For all their silence, the GR sure know how to stir the pot. One woman reaches the line of protestors first and pushes her back, hissing, “Get out of here!” Then another woman smashes a GR member in the face with a glass bottle, and all bets are off. The crowd surges forward, shoving, punching and kicking. None of the GR fight back. Quickly, Kevin is on the scene, blowing his whistle and pulling out a baton, angrily hitting the violent townies in an attempt to get them off the GR. Somber piano music plays as Kevin surveys the field, filled with angry, beaten people.

After that particularly hard-to-watch scene, we cut to a television in a bar, which gives a list of celebrities who disappeared in the Departure. Shaquille O’Neal, Jennifer Lopez, Gary Busey – and most interestingly, Pope Benedict XVI. Might the Guilty Remnant be members of the Catholic Church who were left utterly rudderless in the wake of the Departure without their most crucial figure? “Pope, I get the Pope,” the bartender says. “But Gary fucking Busey? How does he make the cut?”

Drinking in the bar, Kevin attracts the attention of a beautiful woman – the same one from the episode opener, who lost her baby. She asks him where he was when the Departure occurred – and we see him screwing a woman suggested to not be his wife. “At my house, cleaning out a gutter,” he lies. She tells him she was in the laundromat parking lot but doesn’t elaborate. “Hey,” he says, raising his bottle. “We’re still here.” She smiles and half-heartedly agrees.

At that moment, a bald man sidles up to the bar and drops off his glass on his way out the door. The dog killer, Kevin remembers. He tries to get him to stop, but the man drives off even as Kevin yells, “You cannot kill our fucking dogs!” Pissed, Kevin turns around to see two GR members watching him and gets an idea.
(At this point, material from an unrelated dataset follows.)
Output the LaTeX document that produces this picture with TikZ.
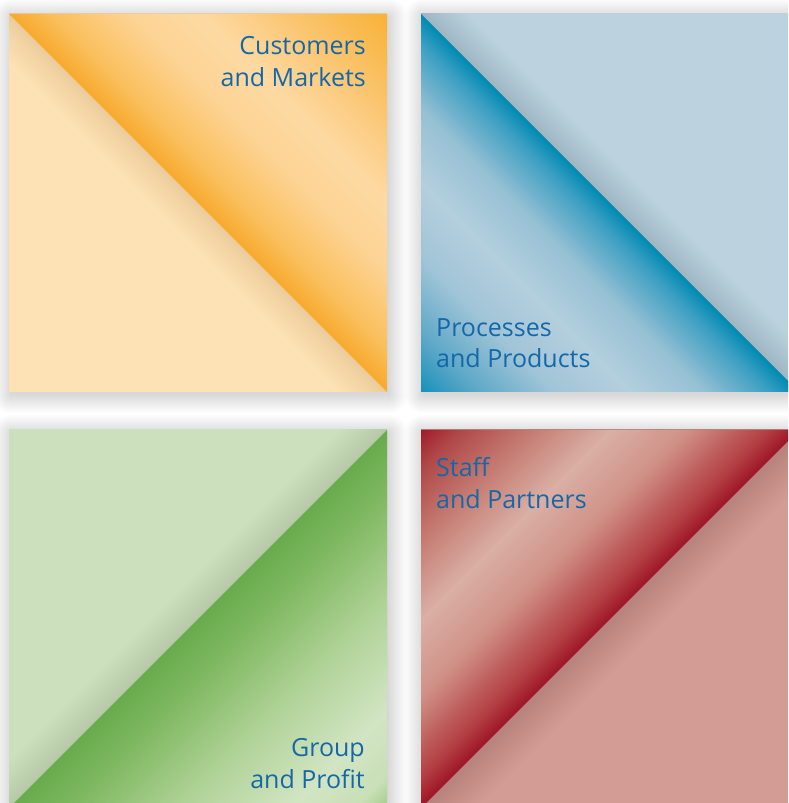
\documentclass[tikz,border=0pt]{standalone}
\usepackage{fontspec}
\setmainfont{Open Sans}

\definecolor{txtblue}{RGB}{20,104,170}
% orange
\definecolor{orA}{RGB}{247,170,45}
\definecolor{orB}{RGB}{250,192,95}
\definecolor{orC}{RGB}{253,212,150}
\definecolor{orD}{RGB}{253,217,162}
\definecolor{orE}{RGB}{251,200,120}
\definecolor{orF}{RGB}{248,178,55}
\definecolor{beA}{RGB}{236,204,156}
\definecolor{beB}{RGB}{253,226,181}
% blue
\definecolor{blA}{RGB}{0,138,178}
\definecolor{blB}{RGB}{60,160,195}
\definecolor{blC}{RGB}{150,192,212}
\definecolor{blD}{RGB}{180,207,221}
\definecolor{blE}{RGB}{160,196,215}
\definecolor{blF}{RGB}{95,168,200}
\definecolor{blG}{RGB}{25,146,186}
\definecolor{lbA}{RGB}{158,181,195}
\definecolor{lbB}{RGB}{188,211,223}
% green
\definecolor{grA}{RGB}{104,172,76}
\definecolor{grB}{RGB}{125,183,95}
\definecolor{grC}{RGB}{175,210,150}
\definecolor{grD}{RGB}{210,229,195}
\definecolor{grE}{RGB}{200,223,183}
\definecolor{grF}{RGB}{165,205,140}
\definecolor{lgA}{RGB}{182,201,166}
\definecolor{lgB}{RGB}{205,224,190}
% red
\definecolor{rdA}{RGB}{158,20,38}
\definecolor{rdB}{RGB}{178,62,66}
\definecolor{rdC}{RGB}{208,146,136}
\definecolor{rdD}{RGB}{218,175,165}
\definecolor{rdE}{RGB}{198,126,116}
\definecolor{rdF}{RGB}{176,72,72}
\definecolor{rdG}{RGB}{160,30,45}
\definecolor{pkA}{RGB}{184,130,124}
\definecolor{pkB}{RGB}{211,157,150}

% p = 50 + 35.36 d  (d = distance from diagonal, 0..1 to the corner)
\pgfdeclarehorizontalshading{orUp}{100bp}{color(0bp)=(orA); color(50bp)=(orA); color(54.24bp)=(orB); color(61.5bp)=(orC); color(68bp)=(orD); color(75bp)=(orE); color(85.36bp)=(orF); color(100bp)=(orF)}
\pgfdeclarehorizontalshading{beLo}{100bp}{color(0bp)=(beA); color(50bp)=(beA); color(54.6bp)=(beB); color(100bp)=(beB)}
\pgfdeclarehorizontalshading{blLo}{100bp}{color(0bp)=(blA); color(50bp)=(blA); color(52.83bp)=(blB); color(58.84bp)=(blC); color(65.91bp)=(blD); color(72.98bp)=(blE); color(80.06bp)=(blF); color(85.36bp)=(blG); color(100bp)=(blG)}
\pgfdeclarehorizontalshading{lbUp}{100bp}{color(0bp)=(lbA); color(50bp)=(lbA); color(54.6bp)=(lbB); color(100bp)=(lbB)}
\pgfdeclarehorizontalshading{grLo}{100bp}{color(0bp)=(grA); color(50bp)=(grA); color(55.30bp)=(grB); color(65.91bp)=(grC); color(76.52bp)=(grD); color(82.53bp)=(grE); color(85.36bp)=(grF); color(100bp)=(grF)}
\pgfdeclarehorizontalshading{lgUp}{100bp}{color(0bp)=(lgA); color(50bp)=(lgA); color(54.6bp)=(lgB); color(100bp)=(lgB)}
\pgfdeclarehorizontalshading{rdUp}{100bp}{color(0bp)=(rdA); color(50bp)=(rdA); color(52.83bp)=(rdB); color(60.61bp)=(rdC); color(67.68bp)=(rdD); color(74.75bp)=(rdE); color(81.82bp)=(rdF); color(85.36bp)=(rdG); color(100bp)=(rdG)}
\pgfdeclarehorizontalshading{pkLo}{100bp}{color(0bp)=(pkA); color(50bp)=(pkA); color(55.30bp)=(pkB); color(100bp)=(pkB)}

\tikzset{
  lbl/.style={font=\fontsize{25}{30}\selectfont, text=txtblue, inner sep=0pt},
  shadowlayer/.style={fill=black, fill opacity=0.009},
}
% soft shadow: #1,#2 lower-left corner, #3,#4 upper-right corner
\newcommand\softshadowbox[4]{%
  \foreach \k in {0,...,18}{%
    \fill[shadowlayer, rounded corners=\k pt]
      ({#1-\k+2},{#2-\k-3}) rectangle ({#3+\k+2},{#4+\k-3});
  }%
}

\begin{document}
\begin{tikzpicture}[x=1pt,y=1pt]
\useasboundingbox (0,0) rectangle (788,803);
\clip (0,0) rectangle (788,803);
\fill[white] (0,0) rectangle (788,803);

% shadows
\softshadowbox{9}{411}{387}{789}
\softshadowbox{421}{411}{799}{789}
\softshadowbox{9}{-5}{387}{373}
\softshadowbox{421}{-5}{799}{373}

% ---- top left: orange
\shade[shading=beLo, shading angle=225] (9,411) rectangle (387,789);
\begin{scope}
  \clip (9,789) -- (387,789) -- (387,411) -- cycle;
  \shade[shading=orUp, shading angle=45] (9,411) rectangle (387,789);
\end{scope}

% ---- top right: blue
\shade[shading=lbUp, shading angle=45] (421,411) rectangle (799,789);
\begin{scope}
  \clip (421,789) -- (421,411) -- (799,411) -- cycle;
  \shade[shading=blLo, shading angle=225] (421,411) rectangle (799,789);
\end{scope}

% ---- bottom left: green
\shade[shading=lgUp, shading angle=135] (9,-5) rectangle (387,373);
\begin{scope}
  \clip (9,-5) -- (387,-5) -- (387,373) -- cycle;
  \shade[shading=grLo, shading angle=-45] (9,-5) rectangle (387,373);
\end{scope}

% ---- bottom right: red
\shade[shading=pkLo, shading angle=-45] (421,-5) rectangle (799,373);
\begin{scope}
  \clip (421,-5) -- (421,373) -- (799,373) -- cycle;
  \shade[shading=rdUp, shading angle=135] (421,-5) rectangle (799,373);
\end{scope}

% labels
\node[lbl, anchor=base east] (cm1) at (366,748) {Customers};
\node[lbl, anchor=base east] (cm2) at (366,716) {and Markets};
\node[lbl, anchor=base west] (pp1) at (436,466) {Processes};
\node[lbl, anchor=base west] (pp2) at (436,435) {and Products};
\node[lbl, anchor=base east] (gp1) at (365,46) {Group};
\node[lbl, anchor=base east] (gp2) at (365,14) {and Profit};
\node[lbl, anchor=base west] (sp1) at (436,326) {Staff};
\node[lbl, anchor=base west] (sp2) at (436,294) {and Partners};
\end{tikzpicture}
\end{document}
After driving to the GR’s headquarters, he asks for Laurie’s residence and gets a member to point it out. We realize that Laurie is his wife, who didn’t vanish so much as disappear into the cult of the Guilty Remnant. Heavily drunk, he screams her name, and a man comes out to turn him away. Suddenly furious, Kevin hits him until he collapses to the ground. As Kevin stands up, he sees a devastated Laurie watching him. He asks her to go for a walk with him, but she just stands there until Patti comes out and writes on a piece of paper, “You are not welcome here,” underlined. Laurie looks to be on the verge of tears. “Please come home,” he begs her. “Please come home.” His voice breaks. Then the man he incapacitated is back on top of him, dragging him back to the car and slamming his head onto its hood. Laurie just lights a cigarette and wallows as he drives away.